Потому что, собственно, и фашизм — это тоже ведь вариант такого клинического безумия, когда такое «сверх-я», а, точнее, «недо-я», вырывается наружу и начинает вершить свой суд, начинает принимать свои решения. Но главное, что отключаются механизмы социальной критичности, отключаются механизмы, которые могут сказать этому «я» «цыц!», посадить его на цепь. Избавление от химеры совести — это и есть, собственно говоря, избавление от химеры самоконтроля, уничтожение эго. И в этом смысле фашизм — безусловно массовая эпидемия безумия, охватившая людей.

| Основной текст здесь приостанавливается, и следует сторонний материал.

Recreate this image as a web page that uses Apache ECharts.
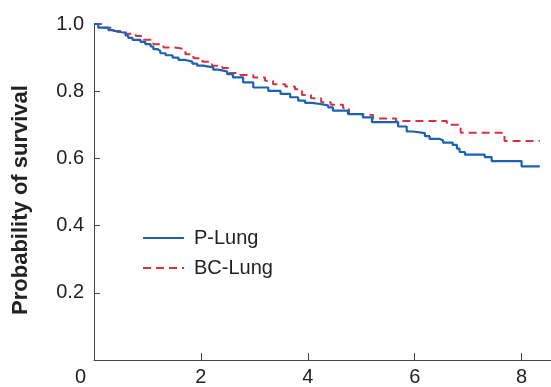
<!DOCTYPE html>
<html>
<head>
<meta charset="utf-8">
<script src="https://cdn.jsdelivr.net/npm/echarts@6/dist/echarts.min.js"></script>
<style>
html,body{margin:0;padding:0;background:#fff;}
#chart{width:551px;height:387px;}
</style>
</head>
<body>
<div id="chart"></div>
<script>
// P-Lung Kaplan-Meier steps (time in years, survival probability)
var pLungTimes = [0, 0.08, 0.27, 0.35, 0.44, 0.59, 0.64, 0.72, 0.87, 0.96, 1.06, 1.11, 1.19, 1.24, 1.34, 1.47, 1.58, 1.71, 1.84, 1.93, 2.04, 2.23, 2.32, 2.49, 2.60, 2.79, 2.98, 3.26, 3.49, 3.67, 3.82, 3.95, 4.08, 4.23, 4.38, 4.47, 4.75, 5.03, 5.20, 5.69, 5.85, 5.97, 6.19, 6.28, 6.47, 6.53, 6.71, 6.79, 6.84, 6.94, 7.31, 7.44, 8.00, 8.34];
var pLungSurv  = [1.000, 0.989, 0.982, 0.977, 0.974, 0.966, 0.959, 0.953, 0.947, 0.940, 0.933, 0.925, 0.920, 0.913, 0.907, 0.900, 0.893, 0.888, 0.882, 0.876, 0.871, 0.864, 0.859, 0.851, 0.841, 0.826, 0.811, 0.801, 0.792, 0.782, 0.772, 0.765, 0.762, 0.758, 0.752, 0.742, 0.732, 0.722, 0.708, 0.695, 0.680, 0.675, 0.666, 0.658, 0.653, 0.647, 0.640, 0.629, 0.619, 0.611, 0.604, 0.592, 0.576, 0.576];

// BC-Lung Kaplan-Meier steps
var bcLungTimes = [0, 0.18, 0.36, 0.59, 0.78, 0.92, 1.11, 1.30, 1.52, 1.71, 1.86, 2.03, 2.21, 2.40, 2.51, 2.74, 2.98, 3.20, 3.35, 3.58, 3.76, 3.89, 4.06, 4.25, 4.43, 4.66, 4.77, 4.98, 5.22, 5.65, 6.60, 6.86, 7.68, 8.34];
var bcLungSurv  = [1.000, 0.989, 0.979, 0.971, 0.964, 0.953, 0.940, 0.930, 0.925, 0.910, 0.898, 0.888, 0.876, 0.869, 0.854, 0.848, 0.841, 0.831, 0.821, 0.814, 0.806, 0.789, 0.779, 0.767, 0.760, 0.750, 0.732, 0.729, 0.719, 0.711, 0.700, 0.676, 0.652, 0.652];

var seriesNames = ['P-Lung', 'BC-Lung'];
var xTickLabels = ['0', '2', '4', '6', '8'];
var yTickLabels = ['0.2', '0.4', '0.6', '0.8', '1.0'];

function pairs(ts, vs) { return ts.map(function (t, i) { return [t, vs[i]]; }); }

var FONT = '"Liberation Sans", Arial, Helvetica, sans-serif';
var chart = echarts.init(document.getElementById('chart'), null, {renderer: 'canvas'});
chart.setOption({
  animation: false,
  backgroundColor: '#ffffff',
  grid: {left: 94, right: 0, top: 24, bottom: 27, containLabel: false},
  legend: {
    orient: 'vertical', left: 142, top: 228, padding: 0,
    itemWidth: 41, itemHeight: 14, itemGap: 10,
    itemStyle: {opacity: 0},
    textStyle: {fontFamily: FONT, fontSize: 20, color: '#222', lineHeight: 20, padding: [0, 0, 0, 5]},
    data: seriesNames
  },
  xAxis: {
    type: 'value', min: 0, max: 8.55, interval: 2,
    axisLine: {show: true, lineStyle: {color: '#444', width: 1}},
    axisTick: {show: true, inside: true, length: 7, lineStyle: {color: '#444'}},
    splitLine: {show: false},
    axisLabel: {
      showMaxLabel: false, margin: 7,
      fontFamily: FONT, fontSize: 20, color: '#222',
      formatter: function (v) {
        var s = xTickLabels[Math.round(v / 2)];
        if (s === undefined) return '';
        return v === 0 ? '{z|' + s + '}' : s;
      },
      rich: {z: {fontFamily: FONT, fontSize: 20, color: '#222', padding: [0, 27, 0, 0]}}
    }
  },
  yAxis: {
    type: 'value', min: 0, max: 1, interval: 0.2,
    name: 'Probability of survival', nameLocation: 'middle', nameGap: 62, nameRotate: 90,
    nameTextStyle: {fontFamily: FONT, fontSize: 22, fontWeight: 'bold', color: '#222', padding: [0, 16, 0, 0]},
    axisLine: {show: true, lineStyle: {color: '#444', width: 1}},
    axisTick: {show: true, inside: true, length: 6, lineStyle: {color: '#444'}},
    splitLine: {show: false},
    axisLabel: {
      showMinLabel: false, margin: 10,
      fontFamily: FONT, fontSize: 20, color: '#222',
      formatter: function (v) {
        var i = Math.round(v / 0.2) - 1;
        return i >= 0 && yTickLabels[i] !== undefined ? yTickLabels[i] : '';
      }
    }
  },
  series: [
    {
      name: seriesNames[0], type: 'line', step: 'end', symbol: 'none', showSymbol: false,
      data: pairs(pLungTimes, pLungSurv),
      lineStyle: {color: '#1b62b3', width: 2.2, type: 'solid'},
      itemStyle: {color: '#1b62b3'}, z: 3
    },
    {
      name: seriesNames[1], type: 'line', step: 'end', symbol: 'none', showSymbol: false,
      data: pairs(bcLungTimes, bcLungSurv),
      lineStyle: {color: '#d9323f', width: 2, type: [8, 5]},
      itemStyle: {color: '#d9323f'}, z: 2
    }
  ]
});
</script>
</body>
</html>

Строго говоря, самое наглядное описание этого безумия — это доктор Джекил и мистер Хайд у Стивенсона, когда из доктора Джекила выскочил спрятанный доселе Хайд. Он пишется не так, но произносится так же, «прятки». И вот этот Хайд выскочил из него и оказался подлинным «я». Граница между ними стала исчезать. Видимо, действительно, двадцатый век — это главный рубеж обнаружения в себе чего-то большего, чего-то более страшного. Может быть, в этом смысле и сага о Гарри Поттере — абсолютно великий текст, потому что он впервые показал, что в каждом из нас лежит крестраж Волан-де-морта. И когда мы пытаемся этот крестраж уничтожить, он вопит, рыдает и умоляет его пощадить. Потому что это и есть та сущность, которая многих из нас делает змееустами. Но ничего не поделаешь, эта сущность должна сидеть тихо.
Да, к сожалению, человек, если он целен, это всего лишь одна его ипостась, и это безнадежная плоскость. Настоящее наше «я» — это «Орля», которого мы не знаем и которое мы с таким трудом выпускаем наружу. Кстати говоря, синдром множественной личности (так называемый multiple disorder) — это, наверное, одно из еще не познанных проявлений той же множественности. Просто это Билли Миллиган в себе осознал, потому что у него «я» было более зыбким, «я», распределяющее другие личности. В целом же в каждом из нас живет несколько личностей, поскольку, хотим мы того или нет, квадратное уравнение имеет два корня — корень очевидный и тот, которого мы не знаем. Когда вы составляете квадратное уравнение, вы один корень знаете, а о втором представления не имеете. Вот это, собственно, та тема, которую я пытался решить в романе «Икс». Спасибо вам за долготерпение и внимание.